I stopped and reassessed.....there was no one around me and white poles aplenty in various directions (as I found out later these were grouse poles and not to be followed)...so I started making my way back towards where I thought I should have been. The peat hags and long rough grass were really tiring to work through so I admit to not exactly running the whole way. I was so annoyed with myself for not having trusted my instincts, when I spotted other runners back on a rough track that had appeared and was heading back towards the Pennine Way. By the time I made it onto this track, my legs felt like lead, but as I was now 5th lady, I forced them to keep moving.
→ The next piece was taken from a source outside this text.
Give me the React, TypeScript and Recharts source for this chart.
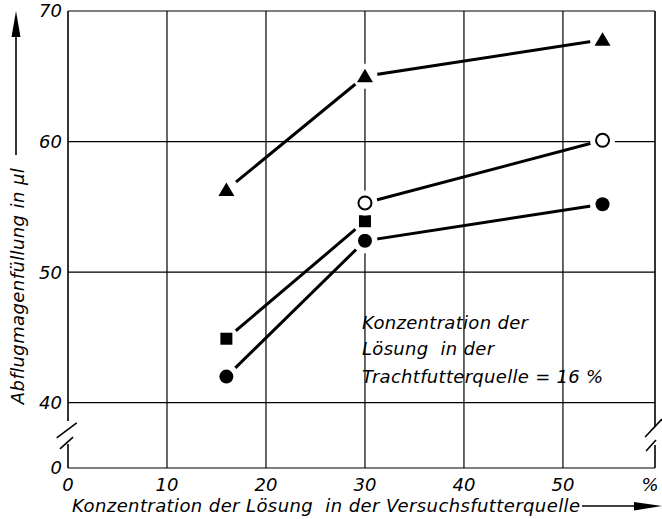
import React from 'react';
import { ComposedChart, Line, XAxis, YAxis, CartesianGrid, ReferenceLine, Customized } from 'recharts';

// ---- data ----
const concentrations = [16, 30, 54];
const triangleSeries = [56.3, 65.0, 67.8];
const openCircleSeries = [null, 55.3, 60.1];
const squareSeries = [44.9, 53.9, null];
const filledCircleSeries = [42.0, 52.4, 55.2];
const yTickLabels = [0, 40, 50, 60, 70];
const xTickLabels = [0, 10, 20, 30, 40, 50];
const xGridValues = [10, 20, 30, 40, 50];
const X_MAX = 59.3;
const PERCENT_TICK = 58.8;

// axis break: values >= 40 are shifted down so that 0 sits just below 40
const BREAK_SHIFT = 35;
const toPlotY = (v: number) => (v <= 0 ? 0 : v - BREAK_SHIFT);
const Y_MAX = toPlotY(70);

const build = (vals: (number | null)[]) =>
  concentrations
    .map((x, i) => ({ x, y: vals[i] == null ? null : toPlotY(vals[i] as number) }))
    .filter((d) => d.y != null);

const triangleData = build(triangleSeries);
const openCircleData = build(openCircleSeries);
const squareData = build(squareSeries);
const filledCircleData = build(filledCircleSeries);

const yTicks = yTickLabels.map(toPlotY);
const xTicks = [...xTickLabels, PERCENT_TICK];

// frame pieces with break marks (data coordinates)
const frameSegments: { x: number; y: number }[][] = [
  [{ x: 0, y: 3.6 }, { x: 0, y: Y_MAX }],
  [{ x: 0, y: 0 }, { x: 0, y: 1.84 }],
  [{ x: -1.14, y: 2.3 }, { x: 0.88, y: 3.45 }],
  [{ x: -0.81, y: 1.46 }, { x: 0.51, y: 2.37 }],
  [{ x: X_MAX, y: 3.14 }, { x: X_MAX, y: Y_MAX }],
  [{ x: X_MAX, y: 0 }, { x: X_MAX, y: 1.76 }],
  [{ x: 58.3, y: 2.37 }, { x: 60.0, y: 3.75 }],
  [{ x: 58.4, y: 1.3 }, { x: 59.4, y: 2.14 }],
];

const FONT = "'DejaVu Sans', sans-serif";
const HALO = 12.5;

type Kind = 'triangle' | 'open' | 'square' | 'filled';

const makeDot = (kind: Kind) => (props: any) => {
  const { cx, cy, index } = props;
  const key = `${kind}-${index}`;
  if (cx == null || cy == null) return <g key={key} />;
  let shape: React.ReactNode = null;
  if (kind === 'triangle') {
    shape = <polygon points={`${cx},${cy - 7.5} ${cx - 8},${cy + 6} ${cx + 8},${cy + 6}`} fill="#000" />;
  } else if (kind === 'open') {
    shape = <circle cx={cx} cy={cy} r={6.5} fill="#fff" stroke="#000" strokeWidth={2} />;
  } else if (kind === 'square') {
    shape = <rect x={cx - 6} y={cy - 6} width={12} height={12} fill="#000" />;
  } else {
    shape = <circle cx={cx} cy={cy} r={7} fill="#000" />;
  }
  return (
    <g key={key}>
      <circle cx={cx} cy={cy} r={HALO} fill="#fff" />
      {shape}
    </g>
  );
};

const Decorations = () => (
  <g fontFamily={FONT} fontStyle="italic" fill="#000">
    {/* y axis title with arrow */}
    <text
      x={24}
      y={286}
      transform="rotate(-90, 24, 286)"
      textAnchor="middle"
      fontSize={18}
      letterSpacing={0.4}
    >
      Abflugmagenfüllung in µl
    </text>
    <line x1={16} y1={155} x2={16} y2={30} stroke="#000" strokeWidth={1.6} />
    <polygon points="11.5,37 16,11 20.5,37" fill="#000" />
    {/* x axis title with arrow */}
    <text x={72} y={512} fontSize={18} letterSpacing={0.4} style={{ whiteSpace: 'pre' }}>
      {'Konzentration der Lösung  in der Versuchsfutterquelle'}
    </text>
    <line x1={582} y1={506} x2={645} y2={506} stroke="#000" strokeWidth={1.6} />
    <polygon points="634,502 662,506 634,510.5" fill="#000" />
    {/* annotation */}
    <text x={362} y={329} fontSize={18} letterSpacing={0.3} style={{ whiteSpace: 'pre' }}>Konzentration der</text>
    <text x={362} y={355} fontSize={18} letterSpacing={0.3} style={{ whiteSpace: 'pre' }}>{'Lösung  in der'}</text>
    <text x={362} y={383} fontSize={18} letterSpacing={0.3} style={{ whiteSpace: 'pre' }}>{'Trachtfutterquelle = 16 %'}</text>
  </g>
);

const tickStyle = { fontFamily: FONT, fontStyle: 'italic', fontSize: 18, fill: '#000' } as any;

export default function App() {
  return (
    <div style={{ position: 'absolute', left: 0, top: 0, width: 662, height: 519, background: '#fff' }}>
      <ComposedChart width={662} height={519} margin={{ top: 11, right: 7, bottom: 0, left: 0 }}>
        <CartesianGrid stroke="#000" strokeWidth={1.2} horizontal={true} vertical={false} />
        <XAxis
          type="number"
          dataKey="x"
          domain={[0, X_MAX]}
          ticks={xTicks}
          tickFormatter={(v: number) => (v === PERCENT_TICK ? '%' : String(v))}
          axisLine={false}
          tickLine={false}
          tickSize={0}
          tickMargin={10}
          height={51}
          tick={tickStyle}
          interval={0}
          allowDataOverflow
        />
        <YAxis
          type="number"
          domain={[0, Y_MAX]}
          ticks={yTicks}
          tickFormatter={(v: number) => String(yTickLabels[yTicks.indexOf(v)])}
          axisLine={false}
          tickLine={false}
          tickSize={0}
          tickMargin={6}
          width={68}
          tick={tickStyle}
          interval={0}
          allowDataOverflow
        />
        {xGridValues.map((v) => (
          <ReferenceLine key={`g${v}`} x={v} stroke="#000" strokeWidth={1.2} />
        ))}
        {frameSegments.map((seg, i) => (
          <ReferenceLine key={`f${i}`} segment={seg} stroke="#000" strokeWidth={1.6} ifOverflow="visible" />
        ))}
        <Line data={filledCircleData} dataKey="y" stroke="#000" strokeWidth={3} dot={makeDot('filled')} activeDot={false} isAnimationActive={false} />
        <Line data={squareData} dataKey="y" stroke="#000" strokeWidth={3} dot={makeDot('square')} activeDot={false} isAnimationActive={false} />
        <Line data={openCircleData} dataKey="y" stroke="#000" strokeWidth={3} dot={makeDot('open')} activeDot={false} isAnimationActive={false} />
        <Line data={triangleData} dataKey="y" stroke="#000" strokeWidth={3} dot={makeDot('triangle')} activeDot={false} isAnimationActive={false} />
        <Customized component={Decorations} />
      </ComposedChart>
    </div>
  );
}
The "water station" was just after the track rejoined the Pennine Way and again, it was rather a nonevent, as there was a vehicle sitting at the side but no obvious marshal, water or cups. As the route stretched out ahead of me for the next couple of miles, I could see the distances I had to try to make up to get back to where I had been. The undulations and corners weren't so bad as it meant there were times when you could see no-one and then suddenly someone popped into view closer than they had been. I managed to reel in a few guys and gradually the ladies came back to me as well.
|Not a bad day's effort|
By the time I got to a point that I recognised as having been 2 miles from the start/finish, I was back into 2nd position and knew there was no way that I would even catch sight of the leading lady again. It was more of a case of solidifying that second place, especially as the last two miles were all downhill, mostly on rough track. I tried to channel my inner self into being like friends who are much better descenders than me and "hammer it" as much as I could (so actually not that fast!!!). I knew someone was catching me, but when he let out a huge burp, I have to say it was a massive relief as it was a "manly" noise so not one of the ladies coming back to me. I survived the gravelly descent and went as fast as my knackered legs would let me on the last few hundred metres of tarmac, almost closing down anther man but just running out of race.
Still, I was very happy with 2nd lady and 1st LV40 ....but even more happy with the huge spread of cakes in the village hall afterwards (and the kind ladies serving them also packaged up some for me to take on my way when they heard I had a long drive ahead of me....you have to love the fell running community)!